前野先生は因子分析によって、心の要因による幸せを「自己実現と成長」「つながりと感謝」「前向きと楽観」「独立とマイペース」という4つの因子に分類し、幸せのメカニズムを明確化しました。今回そして次回と二回にわたり、自分の経験を当てはめて振り返ってみたいと思います。
幸せの因子①「自己実現と成長」
夢や目標、やりがいをもち、それらを実現しようと成長していくことです。私は幼少期からテレビやラジオが大好きで、思春期には映像制作にも興味があったため、新卒で中小の広告代理店に入りました。制作希望で入社したのですが配属は営業部。モチベーションも今一つで、淡々と仕事をこなしていた営業マン時代の目標といえば、漠然と大手の広告代理店に憧れ、転職して給料を上げたいという程度でした。

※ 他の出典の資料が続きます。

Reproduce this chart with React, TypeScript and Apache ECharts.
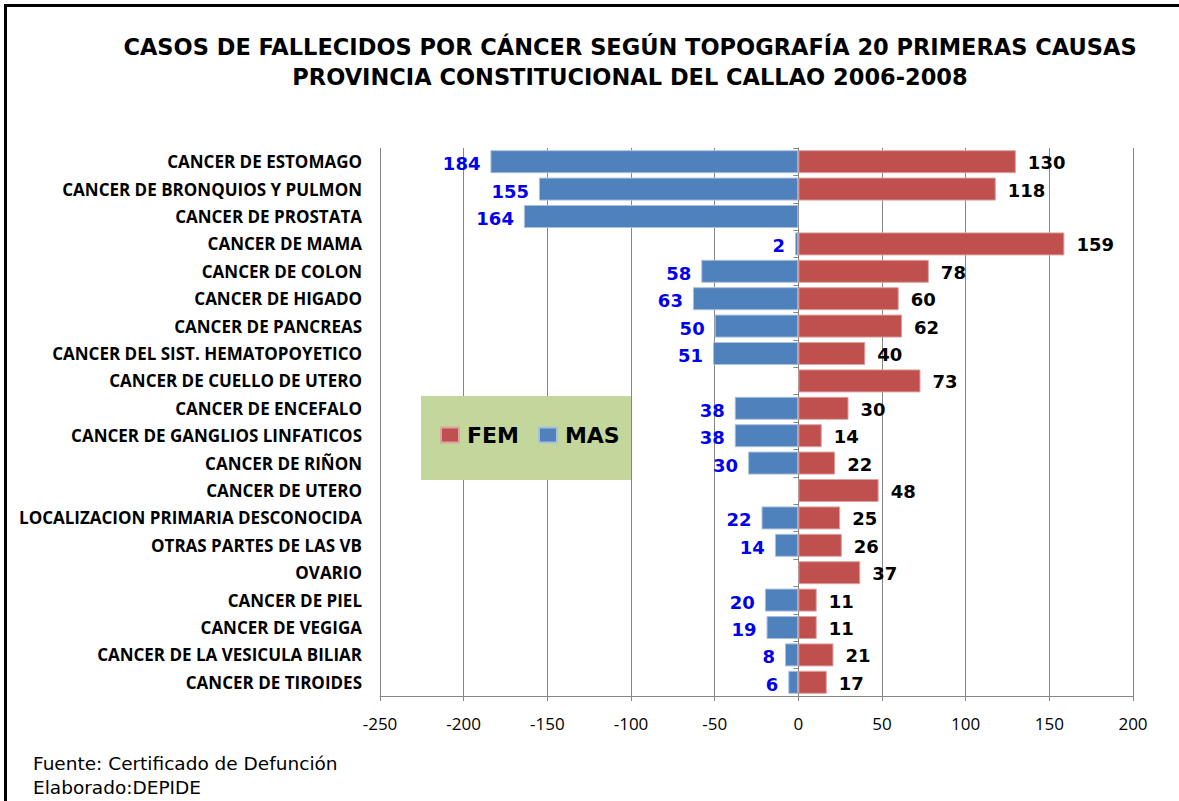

そんな私の仕事や人生に影響を与えたのは、外部のマーケティング研修受講と、社内のある先輩からの学びでした。マーケティングの面白さを知るのと同時に、自分で企画書を作成し、それを形にする楽しさを覚えた20代の後半から30代にかけて、企画力や人脈を磨いて、37歳でフリーランスになりました。
そして約25年が経過しますが、新しさを追い求める面白さの一方で変化の激しい仕事柄、特に48歳から55歳の頃は、クライアントの現場の方との年齢ギャップや、若い世代の市場がなかなか理解出来なくなったことなど、年齢的に自分自身のスキルの賞味期限を感じて、いろいろ暗中模索の日々でした。

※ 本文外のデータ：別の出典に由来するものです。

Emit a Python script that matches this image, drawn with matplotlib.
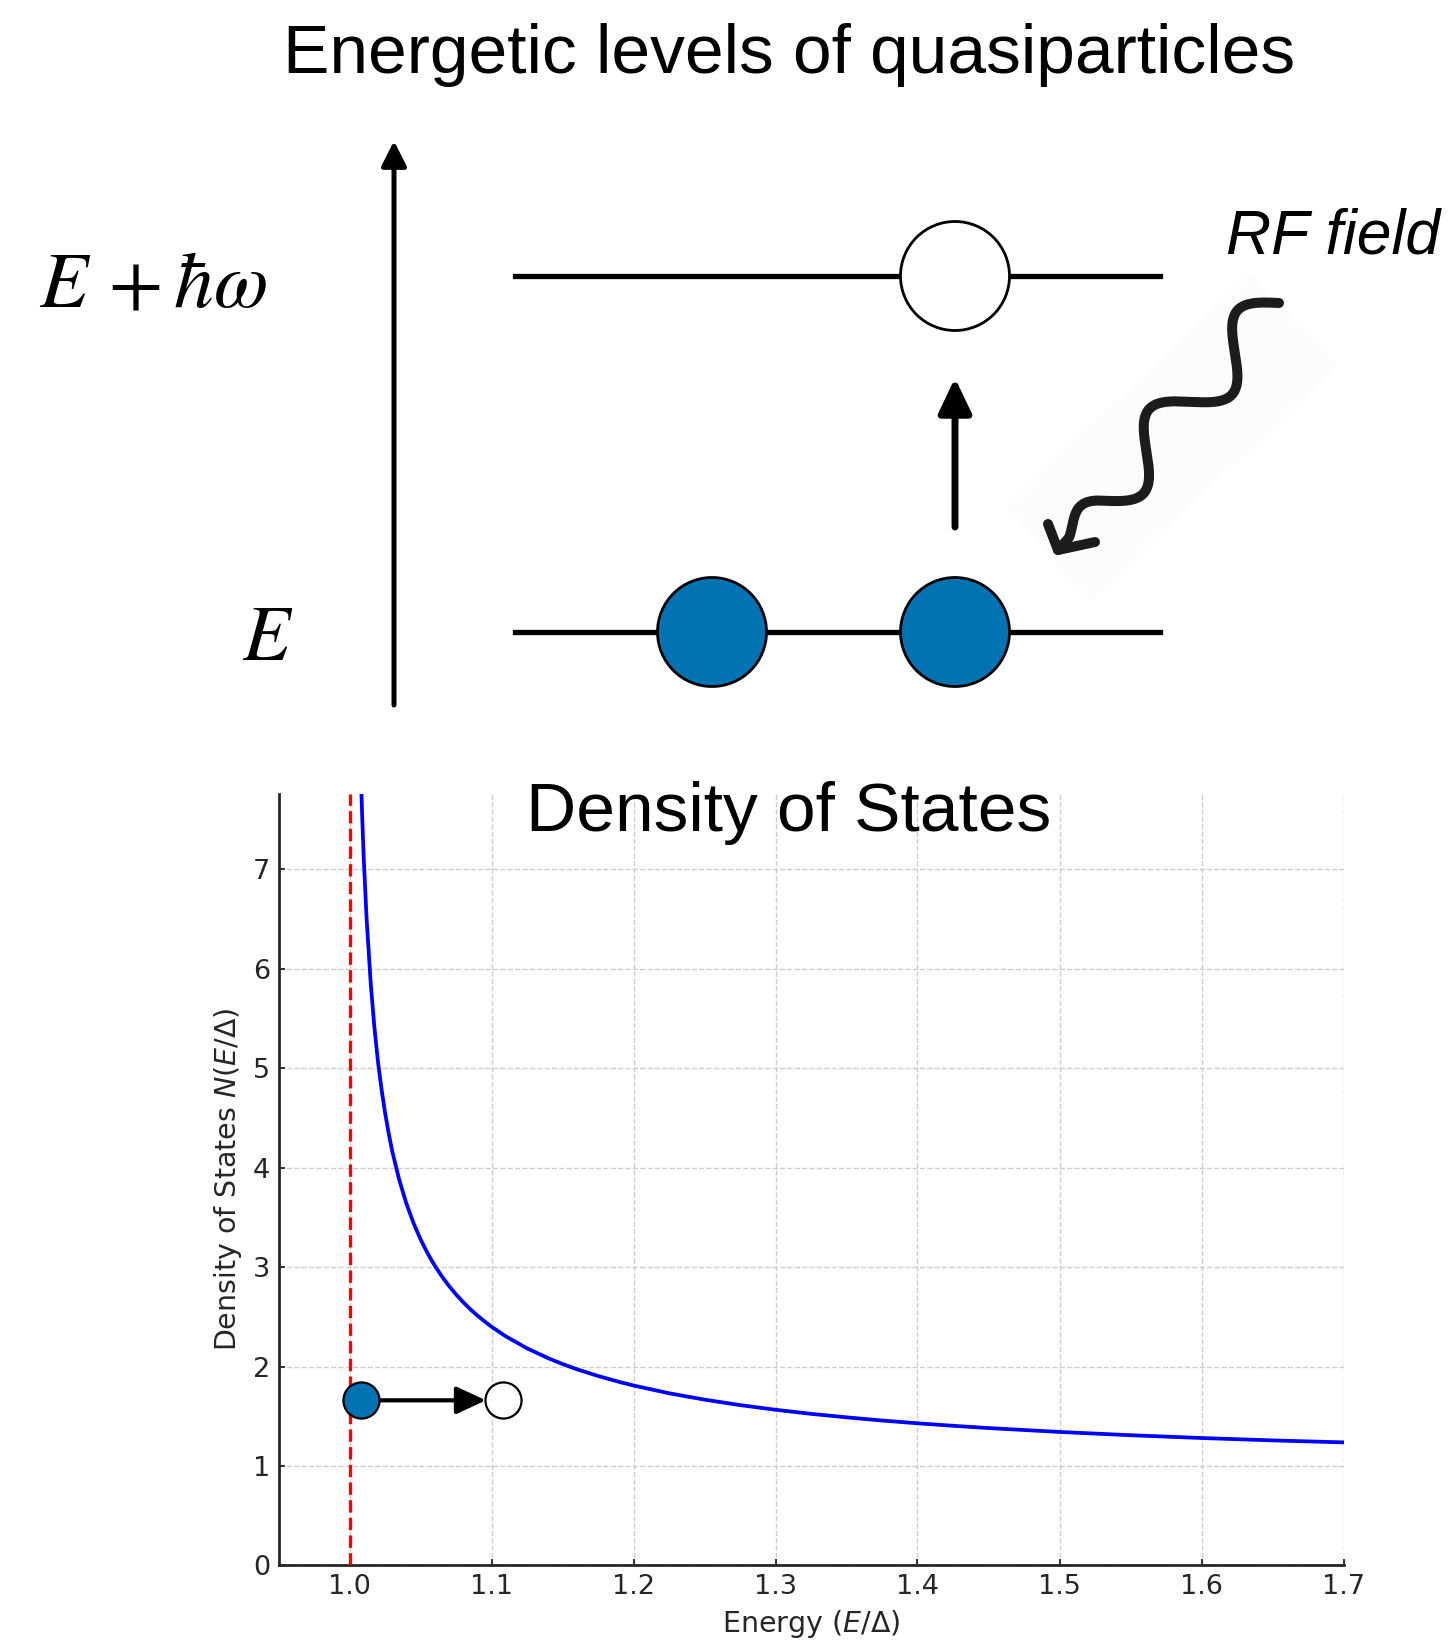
import numpy as np
import matplotlib
matplotlib.use("Agg")
import matplotlib.pyplot as plt
from matplotlib.patches import Circle, Polygon

# density of states
energy = [1.006, 1.007, 1.008, 1.009, 1.010, 1.012, 1.015, 1.0175, 1.020, 1.0225,
          1.025, 1.0275, 1.030, 1.035, 1.040, 1.045, 1.050, 1.055, 1.060, 1.065,
          1.070, 1.075, 1.080, 1.085, 1.090, 1.095, 1.100, 1.110, 1.125, 1.140,
          1.150, 1.160, 1.175, 1.190, 1.200, 1.225, 1.250, 1.275, 1.300, 1.325,
          1.350, 1.375, 1.400, 1.425, 1.450, 1.500, 1.550, 1.600, 1.650, 1.700]
dos = [9.17, 8.496, 7.95, 7.504, 7.12, 6.513, 5.84, 5.415, 5.07, 4.793,
       4.556, 4.351, 4.17, 3.878, 3.641, 3.445, 3.280, 3.138, 3.015, 2.907,
       2.811, 2.725, 2.648, 2.577, 2.513, 2.455, 2.400, 2.304, 2.183, 2.083,
       2.025, 1.973, 1.905, 1.845, 1.809, 1.731, 1.667, 1.612, 1.565, 1.524,
       1.489, 1.457, 1.429, 1.404, 1.381, 1.342, 1.309, 1.281, 1.257, 1.237]
gap = 1.0
filled_state = (1.008, 1.66)
empty_state = (1.108, 1.66)
arrow_tip_x = 1.096

xticks = [1.0, 1.1, 1.2, 1.3, 1.4, 1.5, 1.6, 1.7]
yticks = [0, 1, 2, 3, 4, 5, 6, 7]

blue = "#0173B2"
W, H = 1450, 1642

fig = plt.figure(figsize=(W / 100, H / 100), dpi=100)

#%% top: level scheme, drawn in figure pixels
ax0 = fig.add_axes([0, 0, 1, 1])
ax0.set_xlim(0, W)
ax0.set_ylim(H, 0)
ax0.axis("off")

# energy axis
ax0.annotate("", xy=(394, 141), xytext=(394, 705),
             arrowprops=dict(arrowstyle="-|>,head_length=0.75,head_width=0.38",
                             lw=3.6, color="black", mutation_scale=20,
                             shrinkA=0, shrinkB=0))
# levels
y_up, y_low = 276, 632
ax0.plot([515, 1160], [y_up, y_up], color="black", lw=3.8, zorder=2)
ax0.plot([515, 1160], [y_low, y_low], color="black", lw=3.8, zorder=2)

r = 54.5
ax0.add_patch(Circle((955, y_up), r, facecolor="white", edgecolor="black", lw=2, zorder=3))
ax0.add_patch(Circle((712, y_low), r, facecolor=blue, edgecolor="black", lw=2, zorder=3))
ax0.add_patch(Circle((955, y_low), r, facecolor=blue, edgecolor="black", lw=2, zorder=3))

# excitation arrow
ax0.annotate("", xy=(955, 378), xytext=(955, 527),
             arrowprops=dict(arrowstyle="-|>,head_length=1.05,head_width=0.5",
                             lw=5, color="black", mutation_scale=20,
                             shrinkA=0, shrinkB=0))

ax0.text(39, 307, r"$E\,+\hbar\omega$", fontsize=57, math_fontfamily="stix",
         ha="left", va="baseline")
ax0.text(242, 660, r"$E$", fontsize=56, math_fontfamily="stix",
         ha="left", va="baseline")
ax0.text(1226, 253, "RF field", fontsize=45, family="Liberation Sans",
         style="italic", ha="left", va="baseline")

# wavy photon arrow (faint backing square first)
ax0.add_patch(Polygon([(1250, 273), (1337, 367), (1090, 600), (1007, 507)],
                      closed=True, facecolor="#fcfcfc", edgecolor="none", zorder=1))
S = np.array([1279.0, 303.0])
tip = np.array([1058.0, 550.0])
L = np.linalg.norm(tip - S)
d = (tip - S) / L
n = np.array([-d[1], d[0]])
if n[1] > 0:
    n = -n
t = np.linspace(0, 1, 400)
env = np.clip((0.95 - t) / 0.15, 0, 1)
wave = (S[None, :] + t[:, None] * (tip - S)[None, :]
        + 26 * env[:, None] * np.sin(2 * np.pi * 2 * t / 0.8)[:, None] * n[None, :])
ax0.plot(wave[:, 0], wave[:, 1], color="#1c1c1c", lw=7.2, solid_capstyle="round", zorder=2)
ax0.plot([tip[0] - 10, tip[0], tip[0] + 37], [tip[1] - 26, tip[1], tip[1] - 8],
         color="#1c1c1c", lw=7.2, solid_capstyle="round", solid_joinstyle="round", zorder=2)

#%% bottom: density of states
ax = fig.add_axes([278.5 / W, 1 - 1565.4 / H, (1343.5 - 278.5) / W, (1565.4 - 793.7) / H])
ax.plot(energy, dos, color="blue", lw=2.7, zorder=3)
ax.axvline(gap, color="red", ls="--", lw=2.4, zorder=3)

ax.annotate("", xy=(arrow_tip_x, filled_state[1]), xytext=filled_state,
            arrowprops=dict(arrowstyle="-|>,head_length=0.9,head_width=0.42",
                            lw=3, color="black", mutation_scale=20,
                            shrinkA=0, shrinkB=0), zorder=4)
ax.plot(*filled_state, "o", ms=26, mfc=blue, mec="black", mew=1.6, zorder=5)
ax.plot(*empty_state, "o", ms=26, mfc="white", mec="black", mew=1.6, zorder=5)

ax.set_xlim(0.95, 1.7)
ax.set_ylim(0, 7.76)
ax.set_xticks(xticks)
ax.set_yticks(yticks)
ax.grid(True, color="#cccccc", ls="--", lw=1)
ax.set_axisbelow(True)
for side in ["top", "right"]:
    ax.spines[side].set_visible(False)
for side in ["left", "bottom"]:
    ax.spines[side].set_color("#262626")
    ax.spines[side].set_linewidth(2)
ax.tick_params(direction="in", length=4, width=1.3, colors="#262626",
               labelsize=19.5, pad=6)
ax.set_xlabel(r"Energy $(E/\Delta)$", fontsize=20.5, color="#262626", labelpad=6)
ax.set_ylabel(r"Density of States $N(E/\Delta)$", fontsize=20.5, color="#262626", labelpad=6)

fig.text(789 / W, 1 - 73 / H, "Energetic levels of quasiparticles", fontsize=50,
         family="Liberation Sans", ha="center", va="baseline")
fig.text(789 / W, 1 - 831 / H, "Density of States", fontsize=50,
         family="Liberation Sans", ha="center", va="baseline", zorder=10)

fig.savefig("out.png", dpi=100)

しかし、俯瞰的に世の中を見て人間の本質に立ち返り、時代がいくら変わっても人間の欲求は、「自分自身の価値で人を笑顔にさせ、自己実現を図ること!」であると確信しました。と同時に、趣味のディスコ通いと、そこでの現場体験や様々な人たちとの会話から、昭和30年代に生まれた次世代シニアのインサイトを掘り下げ、自分たち世代である「ABS世代(アクティブ・バブル・シニア)」を提唱し、再び60歳以降の具体的な目標を見つけました。それは、「固定観念を捨てて、年齢を諦めなかった」からだと感じています。
幸せの因子②「つながりと感謝」
人を喜ばせること、愛情に満ちた関係、親切な行為です。25年間フリーで仕事ができたのは、会社員時代を含め、本当に様々な人とのご縁があったからこそ。年齢や経験が増したら、自分のスキルの成長のために仕事は選んだ方がいいという考えもありますが、私は「自分に出来る仕事」は、どんな仕事でも受けてきました。その結果仕事が続いたことに加えて人脈が広がり、仕事の経験以上に「人生の経験値」が増えたと感謝しています。

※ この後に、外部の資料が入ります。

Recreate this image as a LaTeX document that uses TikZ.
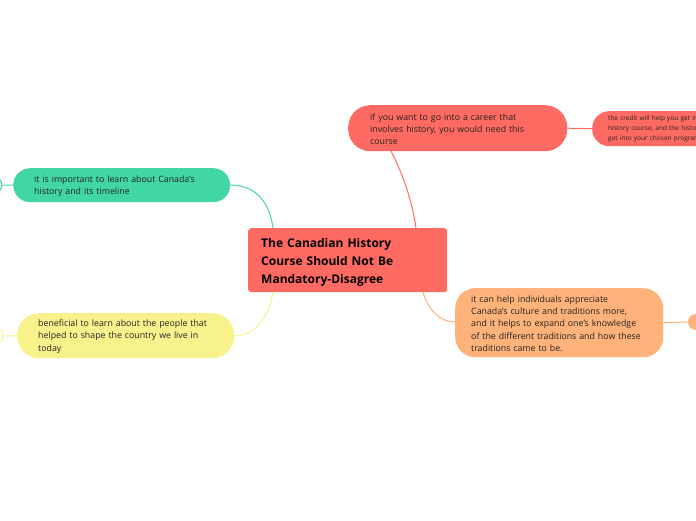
\documentclass[tikz,border=0pt]{standalone}
\usepackage{fontspec}
\setmainfont{Open Sans}
\definecolor{cred}{HTML}{FF6B63}
\definecolor{cgreen}{HTML}{42D6A4}
\definecolor{cyellow}{HTML}{F8F28C}
\definecolor{corange}{HTML}{FFB27A}
\definecolor{ctext}{HTML}{222222}
\tikzset{
  bubble/.style={rectangle, align=left, anchor=north west, inner ysep=0pt, text=ctext,
    font=\fontsize{8.8}{12.3}\selectfont},
  link/.style={line width=1pt},
}
\begin{document}
\begin{tikzpicture}[x=1pt,y=-1pt]
\useasboundingbox (0,0) rectangle (696,520);
\clip (0,0) rectangle (696,520);
% central
\node[bubble, fill=cred, rounded corners=3pt, minimum width=199pt, minimum height=64pt,
  text width=173pt, inner xsep=13pt, font=\bfseries\fontsize{12}{18}\selectfont, text=black] (central) at (248,228)
  {\strut The Canadian History\\Course Should Not Be\\Mandatory-Disagree};
% green
\node[bubble, fill=cgreen, rounded corners=17pt, minimum width=217pt, minimum height=34pt,
  text width=175pt, inner xsep=21pt] (green) at (13,168)
  {\strut it is important to learn about Canada's\\history and its timeline};
% yellow
\node[bubble, fill=cyellow, rounded corners=22pt, minimum width=217pt, minimum height=45pt,
  text width=175pt, inner xsep=21pt] (yellow) at (17,313)
  {\strut beneficial to learn about the people that\\helped to shape the country we live in\\today};
% red top
\node[bubble, fill=cred, rounded corners=22pt, minimum width=219pt, minimum height=46pt,
  text width=175pt, inner xsep=22pt] (redtop) at (348,105)
  {\strut if you want to go into a career that\\involves history, you would need this\\course};
% red right (partially off page)
\node[bubble, fill=cred, rounded corners=17pt, minimum width=200pt, minimum height=35pt,
  text width=168pt, inner xsep=16pt, font=\fontsize{6.5}{10}\selectfont] (redright) at (592,111)
  {the credit will help you get into a\\history course, and the history course\\get into your chosen program};
% orange
\node[bubble, fill=corange, rounded corners=20pt, minimum width=208pt, minimum height=69pt,
  text width=176pt, inner xsep=16pt] (orange) at (455,288)
  {\strut it can help individuals appreciate\\Canada's culture and traditions more,\\and it helps to expand one's knowledge\\of the different traditions and how these\\traditions came to be.};
% small end circles
\node[circle, draw=cgreen, line width=1pt, minimum size=16pt, inner sep=0pt] (gcirc) at (-6,185) {};
\node[circle, draw=cyellow, line width=1pt, minimum size=16pt, inner sep=0pt] (ycirc) at (-5,336) {};
\node[circle, fill=corange, minimum size=16pt, inner sep=0pt] (ocirc) at (696,322) {};
% anchor coordinates on central
\coordinate (ctg) at (273,228);
\coordinate (cty) at (273,292);
\coordinate (ctr) at (416,228);
\coordinate (cto) at (423,292);
\coordinate (gE) at (230,185);
\coordinate (yE) at (234,336);
\coordinate (rB) at (391,151);
\coordinate (oW) at (455,322);
% connectors
\draw[link, cgreen] (gE) .. controls (258,185) and (270,205) .. (ctg);
\draw[link, cyellow] (yE) .. controls (258,336) and (270,312) .. (cty);
\draw[link, cred] (rB) .. controls (402,172) and (412,200) .. (ctr);
\draw[link, corange] (cto) .. controls (428,310) and (440,322) .. (oW);
\draw[link, cred] (redtop.east) -- (redright.west);
\draw[link, corange] (orange.east) -- (ocirc.west);
\draw[link, cgreen] (gcirc.east) -- (green.west);
\draw[link, cyellow] (ycirc.east) -- (yellow.west);
\end{tikzpicture}
\end{document}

また子供の頃から歌ったり芝居をしたり、人を笑わせることが好きでした。今年63歳になりますが、今思っているのは「もう歳だから・・」といった分別くさい人間になりたくないという思いです。大人の分別はもちろん大切ですが、あまり強いと固定観念や些細なプライドに閉ざされ、チャレンジ出来なくなると痛感しています。生涯私と一緒に居る人に「面白い・笑ってもらいたい」と思っています。それが自分らしさと感じていますし、58歳の時に知ったエイジング学である「ジェロントロジー(美齢学)」を学び、人を笑顔にさせると、「セロトニン、オキシトシン、ドーパミン」などハッピーホルモンで自分も幸せになることを知ってから、とても腑に落ちるのです。私と仕事をすると、なんとなく楽しい!と感じてもらいたい理念は、会社を辞めてフリーになってから変わっていません。それが自分自身の幸せへと繋がっていると、比較的最近になって改めて思いました。
次回の連載では、「幸せの因子③前向きと楽観」と、「幸せの因子④独立とマイペース」に関してお話します。
幸せの4つの因子に人生をあてはめると新たな気づきがあり、それはビジネスやマーケティングを発展させます。